──────── DATA SECTION

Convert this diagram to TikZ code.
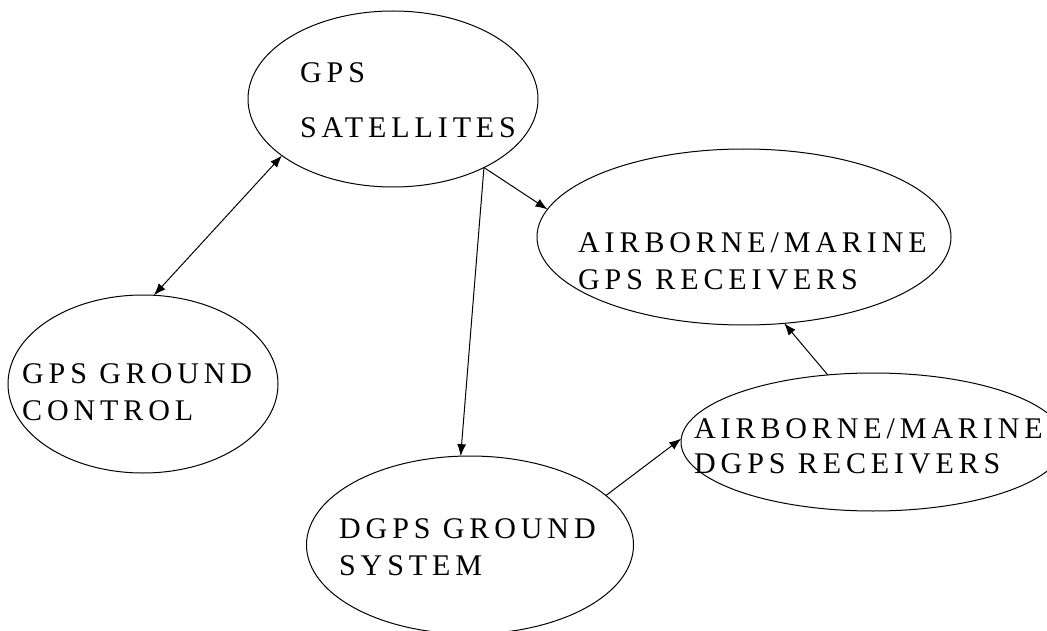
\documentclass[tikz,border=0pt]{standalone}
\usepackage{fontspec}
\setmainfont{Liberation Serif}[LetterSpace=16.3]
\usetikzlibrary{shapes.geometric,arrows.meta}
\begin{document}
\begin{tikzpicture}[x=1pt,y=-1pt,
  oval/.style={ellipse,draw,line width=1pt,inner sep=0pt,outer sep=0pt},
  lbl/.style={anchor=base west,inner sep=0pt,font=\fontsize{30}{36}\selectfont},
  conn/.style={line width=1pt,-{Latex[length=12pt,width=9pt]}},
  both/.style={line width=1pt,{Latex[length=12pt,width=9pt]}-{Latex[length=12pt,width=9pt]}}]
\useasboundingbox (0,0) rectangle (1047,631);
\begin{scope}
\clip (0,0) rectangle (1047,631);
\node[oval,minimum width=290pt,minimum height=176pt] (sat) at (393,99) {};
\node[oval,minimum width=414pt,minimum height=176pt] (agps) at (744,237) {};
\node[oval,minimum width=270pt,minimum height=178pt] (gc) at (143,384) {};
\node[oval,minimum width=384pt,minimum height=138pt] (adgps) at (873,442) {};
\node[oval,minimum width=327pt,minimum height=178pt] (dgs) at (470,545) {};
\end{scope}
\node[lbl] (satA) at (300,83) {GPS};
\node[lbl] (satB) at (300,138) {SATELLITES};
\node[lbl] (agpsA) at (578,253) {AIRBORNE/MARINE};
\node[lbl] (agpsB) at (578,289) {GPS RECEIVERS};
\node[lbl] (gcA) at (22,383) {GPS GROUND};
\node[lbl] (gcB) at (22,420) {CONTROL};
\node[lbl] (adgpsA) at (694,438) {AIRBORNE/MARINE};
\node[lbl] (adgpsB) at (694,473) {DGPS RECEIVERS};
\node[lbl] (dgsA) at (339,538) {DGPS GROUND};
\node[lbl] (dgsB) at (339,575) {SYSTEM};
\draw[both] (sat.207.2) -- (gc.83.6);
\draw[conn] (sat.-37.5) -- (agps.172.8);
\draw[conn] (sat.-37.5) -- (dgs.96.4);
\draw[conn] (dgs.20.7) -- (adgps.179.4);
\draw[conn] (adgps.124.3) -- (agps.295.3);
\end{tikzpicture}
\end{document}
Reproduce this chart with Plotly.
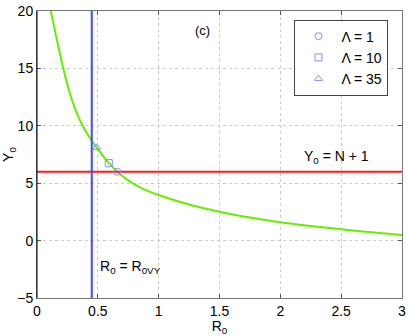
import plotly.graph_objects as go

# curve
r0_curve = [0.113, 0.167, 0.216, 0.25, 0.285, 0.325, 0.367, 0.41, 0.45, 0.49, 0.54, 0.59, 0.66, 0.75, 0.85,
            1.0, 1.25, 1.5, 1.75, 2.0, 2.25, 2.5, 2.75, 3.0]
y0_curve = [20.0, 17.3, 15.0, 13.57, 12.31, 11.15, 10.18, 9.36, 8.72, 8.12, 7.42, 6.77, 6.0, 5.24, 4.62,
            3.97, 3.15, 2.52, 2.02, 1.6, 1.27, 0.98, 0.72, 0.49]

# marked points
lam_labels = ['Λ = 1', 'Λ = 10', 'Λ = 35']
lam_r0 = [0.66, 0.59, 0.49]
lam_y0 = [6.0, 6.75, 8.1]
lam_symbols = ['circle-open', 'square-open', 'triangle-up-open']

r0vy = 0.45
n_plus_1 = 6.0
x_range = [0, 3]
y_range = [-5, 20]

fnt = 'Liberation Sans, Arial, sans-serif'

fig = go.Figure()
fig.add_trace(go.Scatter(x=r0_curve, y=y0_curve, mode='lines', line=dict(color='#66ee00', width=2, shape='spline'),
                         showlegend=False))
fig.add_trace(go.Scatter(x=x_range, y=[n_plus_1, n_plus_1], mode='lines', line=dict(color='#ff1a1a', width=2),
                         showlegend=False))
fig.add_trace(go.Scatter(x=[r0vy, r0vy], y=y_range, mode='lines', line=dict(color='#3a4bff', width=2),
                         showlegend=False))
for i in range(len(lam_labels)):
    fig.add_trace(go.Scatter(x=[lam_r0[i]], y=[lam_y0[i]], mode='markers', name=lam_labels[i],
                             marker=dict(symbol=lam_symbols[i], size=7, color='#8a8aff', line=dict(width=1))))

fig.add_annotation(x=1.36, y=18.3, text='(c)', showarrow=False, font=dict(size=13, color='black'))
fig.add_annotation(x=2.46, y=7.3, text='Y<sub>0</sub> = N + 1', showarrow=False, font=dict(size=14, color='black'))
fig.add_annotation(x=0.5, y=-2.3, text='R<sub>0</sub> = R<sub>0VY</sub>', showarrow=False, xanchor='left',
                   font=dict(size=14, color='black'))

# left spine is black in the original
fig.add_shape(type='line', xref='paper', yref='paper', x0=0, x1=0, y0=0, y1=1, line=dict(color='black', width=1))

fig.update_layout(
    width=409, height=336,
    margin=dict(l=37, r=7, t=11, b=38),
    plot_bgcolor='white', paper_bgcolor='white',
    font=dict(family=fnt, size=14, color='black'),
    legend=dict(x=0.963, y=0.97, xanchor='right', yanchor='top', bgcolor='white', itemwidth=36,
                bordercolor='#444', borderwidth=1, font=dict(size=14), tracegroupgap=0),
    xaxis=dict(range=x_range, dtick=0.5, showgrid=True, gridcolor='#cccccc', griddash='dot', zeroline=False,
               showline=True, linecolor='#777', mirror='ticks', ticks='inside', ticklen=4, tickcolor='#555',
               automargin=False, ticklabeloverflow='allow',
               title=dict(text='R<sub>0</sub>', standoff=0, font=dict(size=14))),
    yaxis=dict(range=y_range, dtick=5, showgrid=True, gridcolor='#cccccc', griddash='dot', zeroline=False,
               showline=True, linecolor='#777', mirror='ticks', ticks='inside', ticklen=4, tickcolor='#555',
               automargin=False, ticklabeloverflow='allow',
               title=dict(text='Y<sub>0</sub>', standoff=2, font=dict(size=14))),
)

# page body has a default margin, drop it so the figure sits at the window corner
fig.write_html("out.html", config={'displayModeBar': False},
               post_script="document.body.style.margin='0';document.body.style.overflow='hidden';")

────────────────

▶ **REQUEST**
Extract the part of the records that opens with the line containing "Reproduce this chart with Plotly." and closes with the line containing "import plotly.graph_objects as go". Take only those lines, exactly, and no pictures.

▶ **PROBLEM SOLUTION**
Reproduce this chart with Plotly.
import plotly.graph_objects as go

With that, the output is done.